The need for collective efforts to combat misinformation has intensified as new technologies are disseminated. In the educational context, the consequences of this misinformation present themselves yet another challenge for the teacher, from whom attitudes capable of stimulating relevant and agentic multiliteracy practices are expected. Considering this, the general objective of this doctoral thesis is to understand the resizing of multiliterate practices, made possible by the adoption of Scratch language, in a literacy project. To achieve this, we propose the following specific objectives: i) to analyze the use of multimodality in the process of meaning attribution; ii) to identify traces that evidence glocality; iii) to characterize the authorship models observed in the production of a Scratch game.
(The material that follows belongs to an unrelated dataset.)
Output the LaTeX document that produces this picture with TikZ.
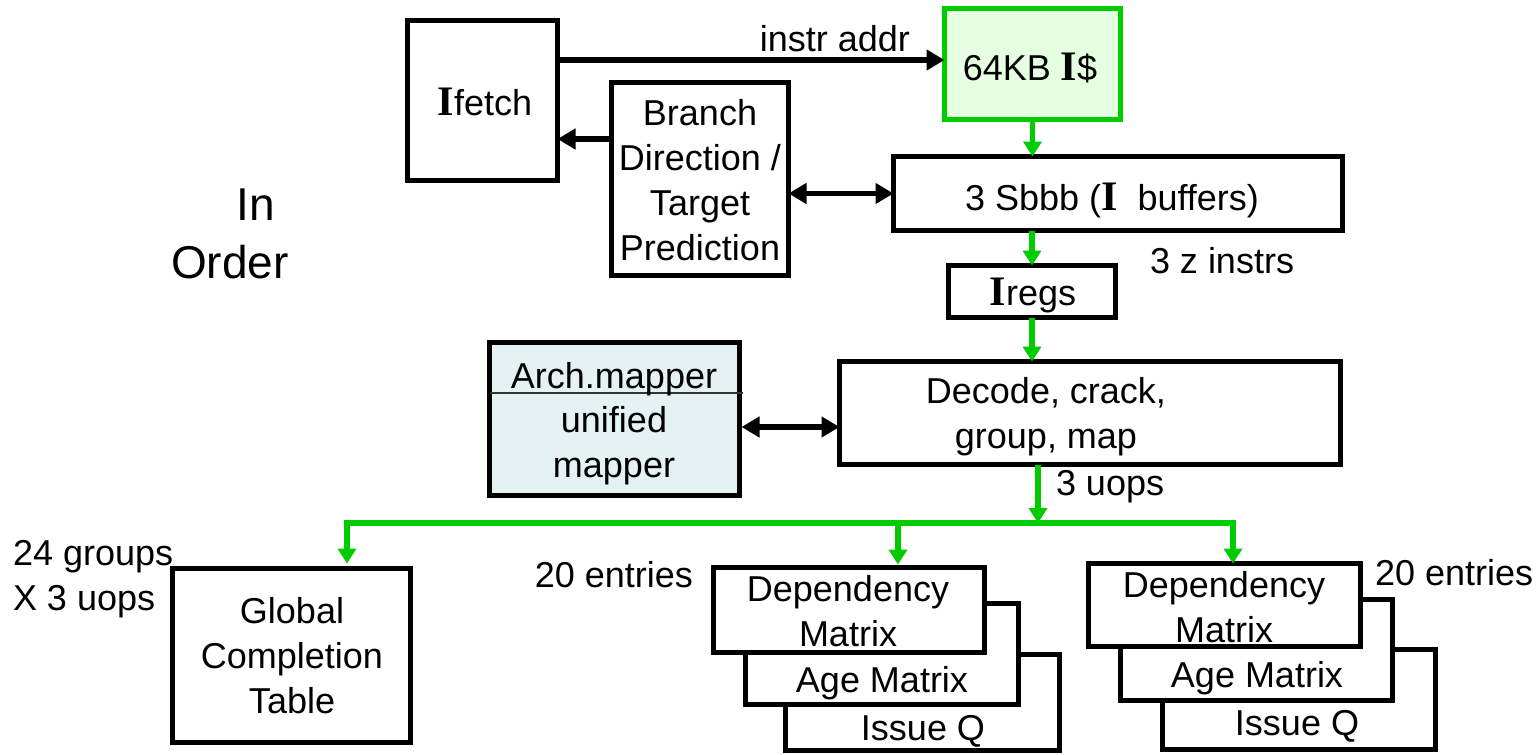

To achieve these objectives, we draw on concepts from Bakhtin's Circle (Bakhtin and Voloshinov, 2012), Sociocultural Literacy Studies (Kleiman, 1995; 2005; 2016; Tinoco, 2008; Oliveira, Tinoco and Santos, 2014; Cazden et al, 2021), and the principles of Constructionism and Creative Learning (Papert, 1991; 1994; Resnick, 2020). Methodologically, this is a qualitative-interpretivist research with an ethnographic bias (André, 1995) and inserted in the field of Applied Linguistics (Moita Lopes, 2006; Kleiman; De Grande, 2015). The research locus is a public school in São Gonçalo do Amarante, Rio Grande do Norte. The collaborators are high school students from this educational institution. The instruments used in data generation consist of field notes, photographs, recordings, interviews, forms, and group discussions. Three categories of analysis emerged from the data generation: multimodality, glocality, and lautoria. The results indicate that the use of Scratch in the developed literacy project favored: i) the use of multimodality in processes of resignification of meanings of the school, institutional body, and the students themselves; ii) collective forms of expression, driving the involvement of agents in the community and enabling collaborative authorship and protagonism; iii) the recognition, appropriation, and elaboration of argumentative strategies for identifying and combating fake news.